[BEGIN Dataset rows]
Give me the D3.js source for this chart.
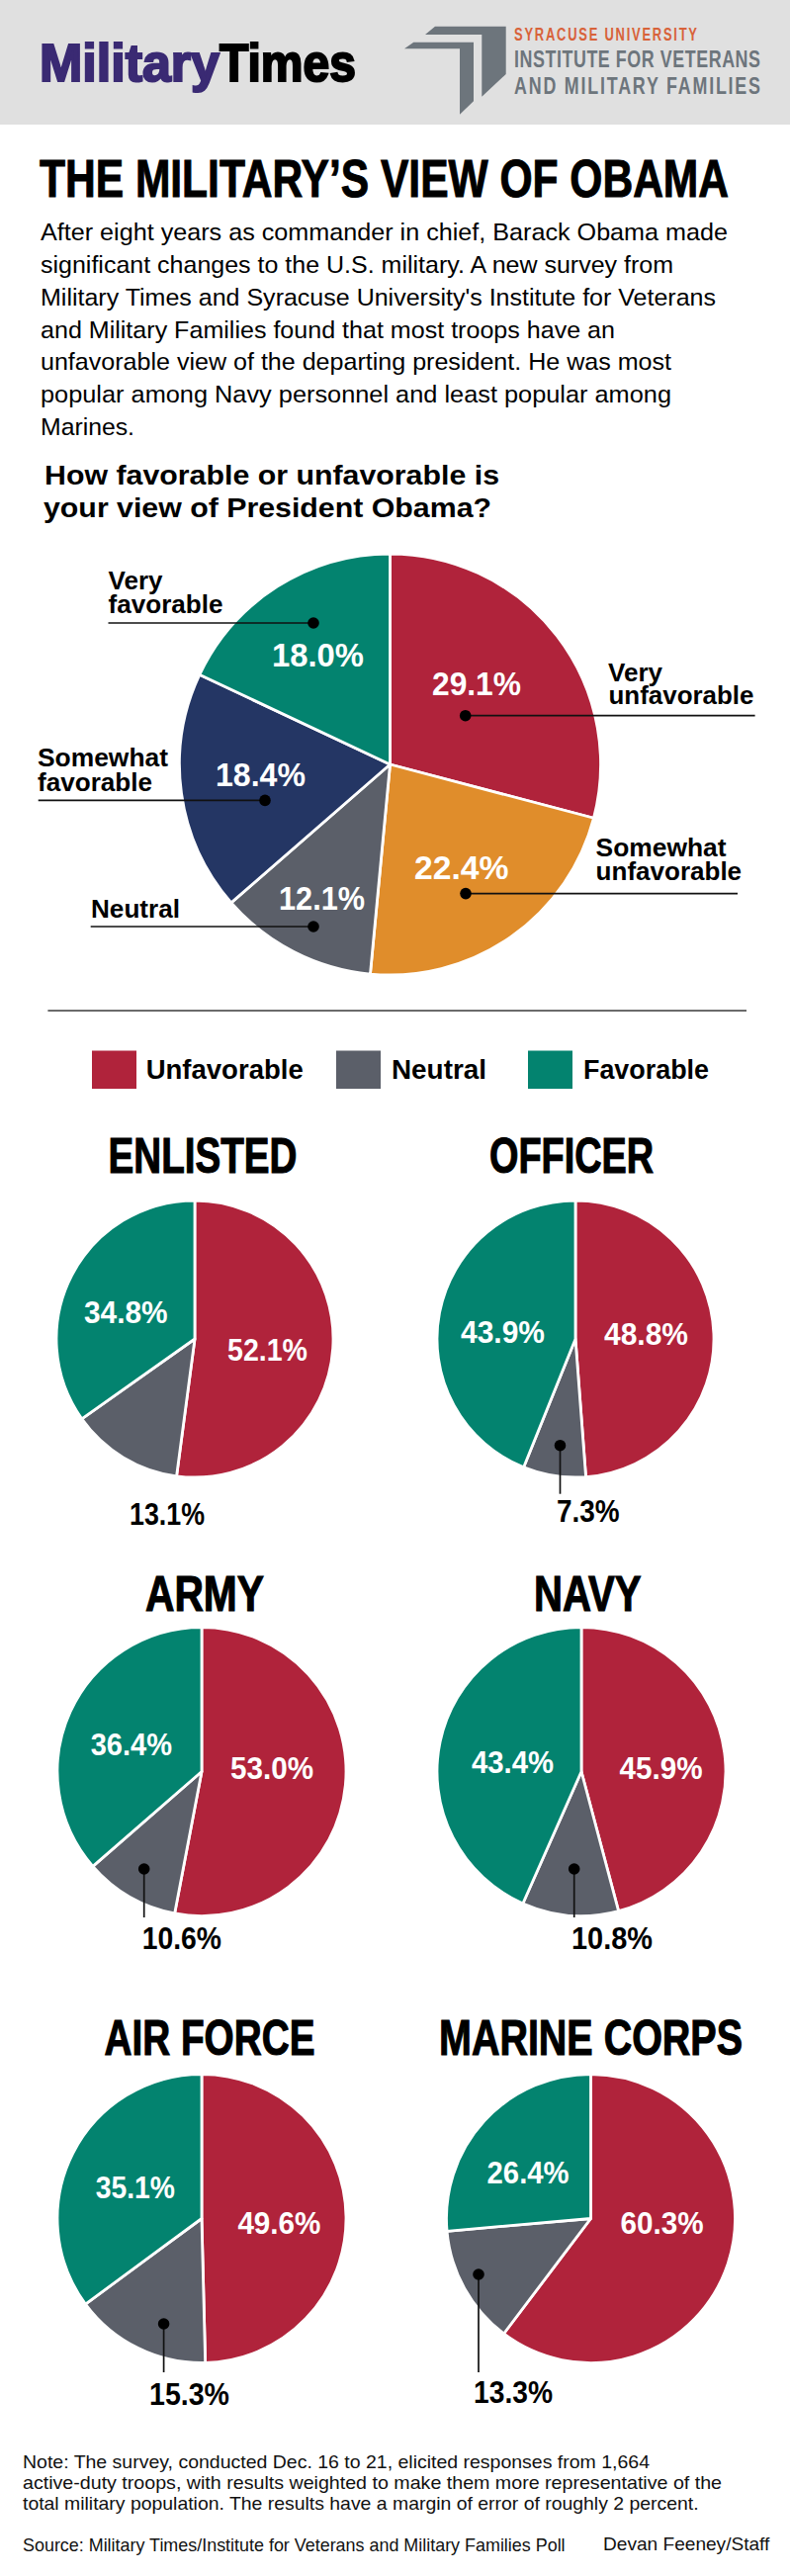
<!DOCTYPE html>
<html><head><meta charset="utf-8">
<script src="https://cdn.jsdelivr.net/npm/d3@7"></script>
<style>html,body{margin:0;padding:0;background:#fff}svg{display:block}</style>
</head><body><svg id="c" width="799" height="2605"></svg>
<script>
// ---- data ----
const overallCategories = ["Very unfavorable","Somewhat unfavorable","Neutral","Somewhat favorable","Very favorable"];
const overallValues = [29.1,22.4,12.1,18.4,18.0];
const groupNames = ["ENLISTED","OFFICER","ARMY","NAVY","AIR FORCE","MARINE CORPS"];
const unfavorable = [52.1,48.8,53.0,45.9,49.6,60.3];
const neutral = [13.1,7.3,10.6,10.8,15.3,13.3];
const favorable = [34.8,43.9,36.4,43.4,35.1,26.4];
const legendLabels = ["Unfavorable","Neutral","Favorable"];
const bodyLines = ["After eight years as commander in chief, Barack Obama made","significant changes to the U.S. military. A new survey from","Military Times and Syracuse University's Institute for Veterans","and Military Families found that most troops have an","unfavorable view of the departing president. He was most","popular among Navy personnel and least popular among","Marines."];
const noteLines = ["Note: The survey, conducted Dec. 16 to 21, elicited responses from 1,664","active-duty troops, with results weighted to make them more representative of the","total military population. The results have a margin of error of roughly 2 percent."];

// ---- style & layout ----
const RED="#b0233b",ORANGE="#e08d2b",GRAY="#5b5f69",NAVY="#243664",TEAL="#03836f";
const SANS="'Liberation Sans',Arial,sans-serif",NARROW="'Liberation Sans Narrow','Liberation Sans',sans-serif";
const svg=d3.select("#c");
function T(s,x,y,size,o={}){
  const t=svg.append("text").text(s).attr("x",x).attr("y",y).attr("font-size",size)
    .attr("font-family",o.fam||SANS).attr("font-weight",o.w||"normal").attr("fill",o.fill||"#000");
  if(o.len)t.attr("textLength",o.len).attr("lengthAdjust",o.adj||"spacingAndGlyphs");
  if(o.stroke)t.attr("stroke",o.fill||"#000").attr("stroke-width",o.stroke);
  return t;
}
// condensed, letter-spaced header line: glyphs squeezed horizontally, then spaced out to the full width
function spaced(s,x,y,size,width,fill,squeeze){
  T(s,0,0,size,{fam:NARROW,w:"bold",fill,len:width/squeeze,adj:"spacing"})
    .attr("transform",`translate(${x},${y}) scale(${squeeze},1)`);
}
// header
svg.append("rect").attr("width",799).attr("height",126).attr("fill","#e0e0e0");
T("Military",40,81.5,54,{w:"bold",fill:"#3a2a73",len:182,stroke:2.2});
T("Times",222,81.5,54,{w:"bold",fill:"#000",len:138,stroke:2.2});
const ICON="#6d757c";
const iconBack=[[440,26.7],[511.7,26.7],[511.7,75],[487.3,97.7],[487.3,35],[430,35]];
const iconFront=[[418.3,42.7],[479,42.7],[479,102.3],[465,115.7],[465,49.3],[409,49.3]];
[iconBack,iconFront].forEach(p=>svg.append("polygon").attr("points",p.join(" ")).attr("fill",ICON));
spaced("SYRACUSE UNIVERSITY",520,41,18,185,"#d8623a",.72);
spaced("INSTITUTE FOR VETERANS",520,68,23.5,249,"#6d757c",.76);
spaced("AND MILITARY FAMILIES",520,95,23.5,249,"#6d757c",.76);
// title + body
T("THE MILITARY\u2019S VIEW OF OBAMA",40,198.5,53,{fam:NARROW,w:"bold",len:697,stroke:1});
const bodyW=[695,640,683,581,638,638,95],bodyTop=243,bodyLead=32.85;
bodyLines.forEach((l,i)=>T(l,41,bodyTop+i*bodyLead,24.8,{len:bodyW[i]}));
T("How favorable or unfavorable is",45,490,28.5,{w:"bold",len:460});
T("your view of President Obama?",44,522.5,28.5,{w:"bold",len:453});

// pies through d3
const pie=d3.pie().sort(null);
function drawPie(vals,cols,cx,cy,r){
  const arc=d3.arc().innerRadius(0).outerRadius(r);
  svg.append("g").attr("transform",`translate(${cx},${cy})`).selectAll("path").data(pie(vals)).join("path")
    .attr("d",arc).attr("fill",(d,i)=>cols[i]).attr("stroke","#fff").attr("stroke-width",2.8).attr("stroke-linejoin","round");
}
drawPie(overallValues,[RED,ORANGE,GRAY,NAVY,TEAL],394.5,773,213);
function hLeader(x1,x2,y,dotX){
  svg.append("line").attr("x1",x1).attr("x2",x2).attr("y1",y).attr("y2",y).attr("stroke","#111").attr("stroke-width",1.7);
  svg.append("circle").attr("cx",dotX).attr("cy",y).attr("r",5.8).attr("fill","#000");
}
function vLeader(x,y1,y2){
  svg.append("line").attr("x1",x).attr("x2",x).attr("y1",y1).attr("y2",y2).attr("stroke","#111").attr("stroke-width",1.7);
  svg.append("circle").attr("cx",x).attr("cy",y1).attr("r",5.8).attr("fill","#000");
}
const pct=v=>v.toFixed(1)+"%";
// overall annotations: [value x, value baseline, width] and label lines
const overallPct=[[437,702.5,90],[419,889,95.5],[282,920,87],[218,794.5,91],[275,674,93]];
overallPct.forEach((p,i)=>T(pct(overallValues[i]),p[0],p[1],33,{w:"bold",fill:"#fff",len:p[2]}));
[[ "Very",615,688.5,55],["unfavorable",615.5,712,147],["Somewhat",602.6,866.4,132],["unfavorable",602.6,890,147.5],
 ["Neutral",92,927.7,90],["Somewhat",38,775,132],["favorable",38,799.5,116],["Very",109.5,596,55],["favorable",109.5,619.6,116]]
 .forEach(a=>T(a[0],a[1],a[2],26.5,{w:"bold",len:a[3]}));
hLeader(470.7,763.6,723.7,470.7);
hLeader(471,746,903.6,471);
hLeader(91.7,317,937,317);
hLeader(38.7,268,809.4,268);
hLeader(109.5,317,630,317);
// divider
svg.append("line").attr("x1",48.4).attr("x2",755).attr("y1",1022).attr("y2",1022).attr("stroke","#3a3a3a").attr("stroke-width",1.6);
// legend
const legX=[93,340,534],legTX=[147.7,396,590],legTW=[159,96,127],legC=[RED,GRAY,TEAL];
legendLabels.forEach((l,i)=>{
  svg.append("rect").attr("x",legX[i]).attr("y",1062.5).attr("width",45).attr("height",38.5).attr("fill",legC[i]);
  T(l,legTX[i],1091,28,{w:"bold",len:legTW[i]});
});
// small pies
const pieCX=[197,582,204,588,204,597.5],pieCY=[1354,1354,1791.5,1791.5,2243.5,2243.5],pieR=[140,140,146,146,146,146];
const titleX=[109.5,495,147,540,105.5,444],titleB=[1185.5,1185.5,1628.5,1628.5,2077.5,2077.5],titleW=[191,166,120,108.5,213,307];
const favP=[[85,1338,84.6],[466,1358,85],[91.7,1775,82.3],[477,1793,83],[96.8,2222.5,80.2],[492.6,2208,83]];
const unfP=[[230,1375.7,81],[611,1360,85],[233,1799,84],[626.6,1799,84],[240.4,2258.5,84],[627.6,2258.5,84]];
const neuP=[[131,1541.7,76],[563,1539,63.6],[143.7,1970.7,80.3],[578,1970.7,82],[151,2431.5,81],[479,2430,80]];
const leaders=[null,[566.5,1461.7,1510.7],[145.7,1890,1939],[580.7,1890,1939],[165.6,2350,2399],[484,2300,2399]];
groupNames.forEach((n,i)=>{
  T(n,titleX[i],titleB[i],50,{fam:NARROW,w:"bold",len:titleW[i],stroke:1.1});
  drawPie([unfavorable[i],neutral[i],favorable[i]],[RED,GRAY,TEAL],pieCX[i],pieCY[i],pieR[i]);
  T(pct(favorable[i]),favP[i][0],favP[i][1],30.5,{w:"bold",fill:"#fff",len:favP[i][2]});
  T(pct(unfavorable[i]),unfP[i][0],unfP[i][1],30.5,{w:"bold",fill:"#fff",len:unfP[i][2]});
  T(pct(neutral[i]),neuP[i][0],neuP[i][1],30.5,{w:"bold",len:neuP[i][2]});
  if(leaders[i])vLeader(...leaders[i]);
});
// footer
const noteW=[634,707,683.6];
noteLines.forEach((l,i)=>T(l,23,2495.7+i*21.2,18.5,{len:noteW[i],fill:"#111"}));
T("Source: Military Times/Institute for Veterans and Military Families Poll",23,2580,18.5,{len:548.6,fill:"#111"});
T("Devan Feeney/Staff",610,2579,18.5,{len:168.4,fill:"#111"});
</script></body></html>
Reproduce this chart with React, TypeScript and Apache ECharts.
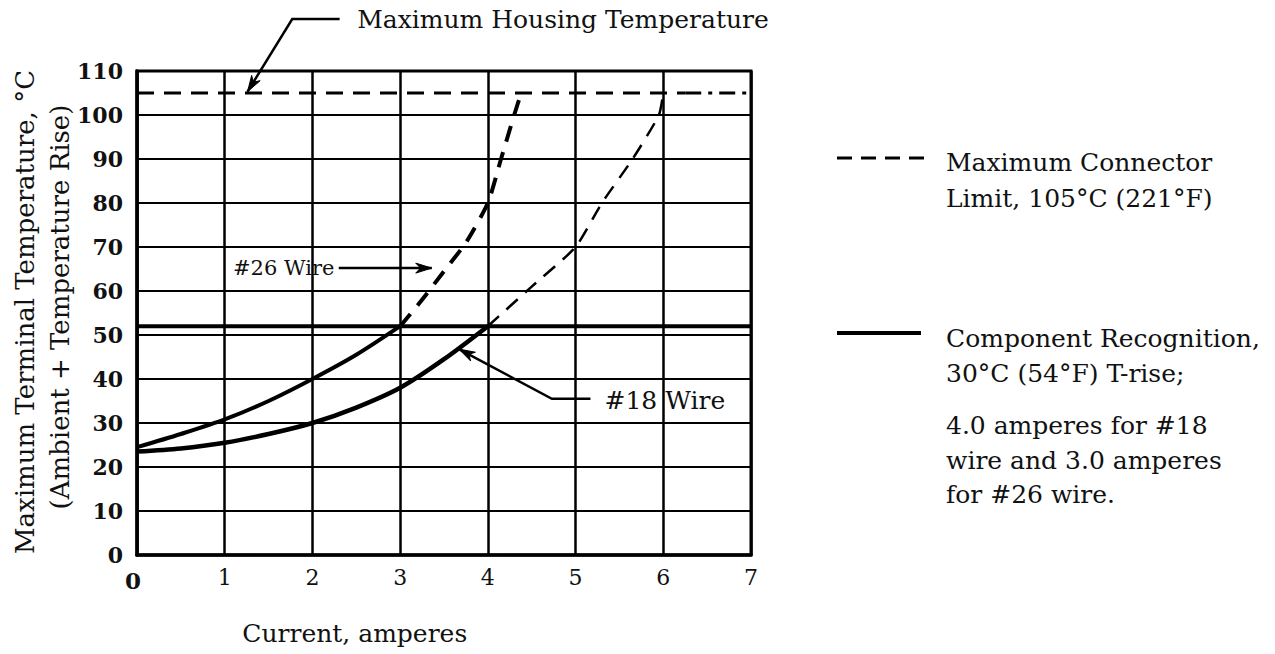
import React, { useEffect, useRef } from "react";
import * as echarts from "echarts";

// ---- data ----
const xTicks = [0, 1, 2, 3, 4, 5, 6, 7];
const yTicks = [0, 10, 20, 30, 40, 50, 60, 70, 80, 90, 100, 110];

const connectorLimit = 105; // Maximum Connector Limit, °C
const recognitionLimit = 52; // Component Recognition level, °C

const current26Solid = [0, 0.5, 1, 1.5, 2, 2.5, 3];
const temp26Solid = [24.5, 27.5, 30.8, 35, 40, 45.5, 52];
const current26Dashed = [3, 3.25, 3.5, 3.75, 4, 4.15, 4.3, 4.38];
const temp26Dashed = [52, 58, 64.5, 71, 80, 90, 100, 105];

const current18Solid = [0, 0.5, 1, 1.5, 2, 2.5, 3, 3.5, 4];
const temp18Solid = [23.5, 24.2, 25.5, 27.5, 30, 33.5, 38, 44.5, 52];
const current18Dashed = [4, 4.5, 5, 5.3, 5.65, 5.95, 6];
const temp18Dashed = [52, 61, 70, 80, 90, 100, 105];

const FONT = "DejaVu Serif";
const INK = "#111";

const zip = (xs: number[], ys: number[]) => xs.map((x, i) => [x, ys[i]]);

export default function App() {
  const ref = useRef<HTMLDivElement>(null);

  useEffect(() => {
    const chart = echarts.init(ref.current!, null, { renderer: "svg" });
    chart.setOption({
      animation: false,
      backgroundColor: "#fff",
      grid: {
        left: 137,
        right: 524,
        top: 71,
        bottom: 99,
        show: true,
        borderColor: "#000",
        borderWidth: 3,
      },
      xAxis: {
        type: "value",
        min: xTicks[0],
        max: xTicks[xTicks.length - 1],
        interval: 1,
        axisLine: { show: true, lineStyle: { color: "#000", width: 3.5 } },
        axisTick: { show: false },
        splitLine: { show: true, lineStyle: { color: "#000", width: 2.5 } },
        axisLabel: {
          margin: 11,
          fontFamily: FONT,
          fontSize: 22,
          color: INK,
          formatter: (v: number) => (v === 0 ? "{z|0}" : String(v)),
          rich: {
            z: { fontFamily: FONT, fontSize: 23, fontWeight: "bold", color: INK, padding: [3, 8, 0, 0] },
          },
        },
      },
      yAxis: {
        type: "value",
        min: yTicks[0],
        max: yTicks[yTicks.length - 1],
        interval: 10,
        axisLine: { show: true, lineStyle: { color: "#000", width: 3.5 } },
        axisTick: { show: false },
        splitLine: { show: true, lineStyle: { color: "#000", width: 2 } },
        axisLabel: {
          margin: 14,
          fontFamily: FONT,
          fontSize: 22,
          fontWeight: "bold",
          color: INK,
        },
      },
      series: [
        {
          name: "Maximum Connector Limit",
          type: "line",
          symbol: "none",
          data: [
            [xTicks[0], connectorLimit],
            [6.25, connectorLimit],
          ],
          lineStyle: { color: "#000", width: 3, type: [17, 10] },
        },
        {
          name: "Maximum Connector Limit (end)",
          type: "line",
          symbol: "none",
          data: [
            [6.25, connectorLimit],
            [xTicks[xTicks.length - 1], connectorLimit],
          ],
          lineStyle: { color: "#000", width: 3, type: [16, 7, 4, 7] },
        },
        {
          name: "Component Recognition",
          type: "line",
          symbol: "none",
          data: [
            [xTicks[0], recognitionLimit],
            [xTicks[xTicks.length - 1], recognitionLimit],
          ],
          lineStyle: { color: "#000", width: 4 },
        },
        {
          name: "#26 Wire",
          type: "line",
          symbol: "none",
          smooth: 0.3,
          data: zip(current26Solid, temp26Solid),
          lineStyle: { color: "#000", width: 4 },
        },
        {
          name: "#26 Wire (beyond)",
          type: "line",
          symbol: "none",
          smooth: 0.2,
          data: zip(current26Dashed, temp26Dashed),
          lineStyle: { color: "#000", width: 4, type: [16, 11] },
        },
        {
          name: "#18 Wire",
          type: "line",
          symbol: "none",
          smooth: 0.3,
          data: zip(current18Solid, temp18Solid),
          lineStyle: { color: "#000", width: 4.5 },
        },
        {
          name: "#18 Wire (beyond)",
          type: "line",
          symbol: "none",
          smooth: 0.2,
          data: zip(current18Dashed, temp18Dashed),
          lineStyle: { color: "#000", width: 2.5, type: [15, 10] },
        },
      ],
    });

    const px = (x: number, y: number) => chart.convertToPixel({ gridIndex: 0 }, [x, y]) as number[];

    const arrowHead = (from: number[], tip: number[], len = 16, half = 5) => {
      const dx = tip[0] - from[0];
      const dy = tip[1] - from[1];
      const d = Math.hypot(dx, dy) || 1;
      const ux = dx / d;
      const uy = dy / d;
      const bx = tip[0] - ux * len;
      const by = tip[1] - uy * len;
      return {
        type: "polygon",
        shape: {
          points: [
            tip,
            [bx - uy * half, by + ux * half],
            [tip[0] - ux * len * 0.7, tip[1] - uy * len * 0.7],
            [bx + uy * half, by - ux * half],
          ],
        },
        style: { fill: "#000", stroke: "#000", lineWidth: 1 },
      };
    };

    const leader = (pts: number[][]) => ({
      type: "polyline",
      shape: { points: pts },
      style: { stroke: "#000", lineWidth: 2.5, fill: null },
    });

    const text = (
      t: string,
      p: number[],
      opts: { size?: number; align?: string; weight?: string; rotation?: number } = {}
    ) => ({
      type: "text",
      x: p[0],
      y: p[1],
      rotation: opts.rotation || 0,
      style: {
        text: t,
        fontFamily: FONT,
        fontSize: opts.size || 25,
        fontWeight: opts.weight || "normal",
        fill: INK,
        align: opts.align || "left",
        verticalAlign: "middle",
        textAlign: opts.align || "left",
        textVerticalAlign: "middle",
      },
    });

    // annotation anchors in data units
    const housingPts = [px(2.31, 121.8), px(1.77, 121.8), px(1.26, 105.3)];
    const wire26Pts = [px(2.3, 65.2), px(3.36, 65.2)];
    const wire18Pts = [px(5.17, 35.5), px(4.73, 35.5), px(3.67, 46.8)];

    const graphics: any[] = [
      // Maximum Housing Temperature
      text("Maximum Housing Temperature", px(2.51, 121.8)),
      leader(housingPts),
      arrowHead(housingPts[1], housingPts[2]),
      // #26 Wire
      text("#26 Wire", px(2.25, 65.2), { size: 21, align: "right" }),
      leader(wire26Pts),
      arrowHead(wire26Pts[0], wire26Pts[1]),
      // #18 Wire
      text("#18 Wire", px(5.33, 35.2), { size: 25 }),
      leader(wire18Pts),
      arrowHead(wire18Pts[1], wire18Pts[2]),
      // axis titles
      text("Current, amperes", px(1.2, -17.8)),
      text("Maximum Terminal Temperature, °C", [25, 312], { size: 26, align: "center", rotation: Math.PI / 2 }),
      text("(Ambient + Temperature Rise)", [60, 307], { size: 26, align: "center", rotation: Math.PI / 2 }),
      // right-hand key
      {
        type: "line",
        shape: { x1: 837, y1: 158, x2: 925, y2: 158 },
        style: { stroke: "#000", lineWidth: 3, lineDash: [15, 9] },
      },
      text("Maximum Connector", [946, 162]),
      text("Limit, 105°C (221°F)", [946, 198]),
      {
        type: "line",
        shape: { x1: 837, y1: 333, x2: 921, y2: 333 },
        style: { stroke: "#000", lineWidth: 4 },
      },
      text("Component Recognition,", [946, 338]),
      text("30°C (54°F) T-rise;", [946, 373]),
      text("4.0 amperes for #18", [946, 425]),
      text("wire and 3.0 amperes", [946, 460]),
      text("for #26 wire.", [946, 494]),
    ];

    chart.setOption({ graphic: graphics });

    return () => chart.dispose();
  }, []);

  return (
    <div
      ref={ref}
      style={{ position: "fixed", left: 0, top: 0, width: 1275, height: 654, background: "#fff" }}
    />
  );
}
[END Dataset rows]
# Aim of the task
The first line to give again is the one with "Reproduce this chart", and the last is the one with "const ref = useRef<HTMLDivElement>(null);". Repeat them and everything between exactly, minus the pictures.

# Exercise response
Reproduce this chart with React, TypeScript and Apache ECharts.
import React, { useEffect, useRef } from "react";
import * as echarts from "echarts";

// ---- data ----
const xTicks = [0, 1, 2, 3, 4, 5, 6, 7];
const yTicks = [0, 10, 20, 30, 40, 50, 60, 70, 80, 90, 100, 110];

const connectorLimit = 105; // Maximum Connector Limit, °C
const recognitionLimit = 52; // Component Recognition level, °C

const current26Solid = [0, 0.5, 1, 1.5, 2, 2.5, 3];
const temp26Solid = [24.5, 27.5, 30.8, 35, 40, 45.5, 52];
const current26Dashed = [3, 3.25, 3.5, 3.75, 4, 4.15, 4.3, 4.38];
const temp26Dashed = [52, 58, 64.5, 71, 80, 90, 100, 105];

const current18Solid = [0, 0.5, 1, 1.5, 2, 2.5, 3, 3.5, 4];
const temp18Solid = [23.5, 24.2, 25.5, 27.5, 30, 33.5, 38, 44.5, 52];
const current18Dashed = [4, 4.5, 5, 5.3, 5.65, 5.95, 6];
const temp18Dashed = [52, 61, 70, 80, 90, 100, 105];

const FONT = "DejaVu Serif";
const INK = "#111";

const zip = (xs: number[], ys: number[]) => xs.map((x, i) => [x, ys[i]]);

export default function App() {
  const ref = useRef<HTMLDivElement>(null);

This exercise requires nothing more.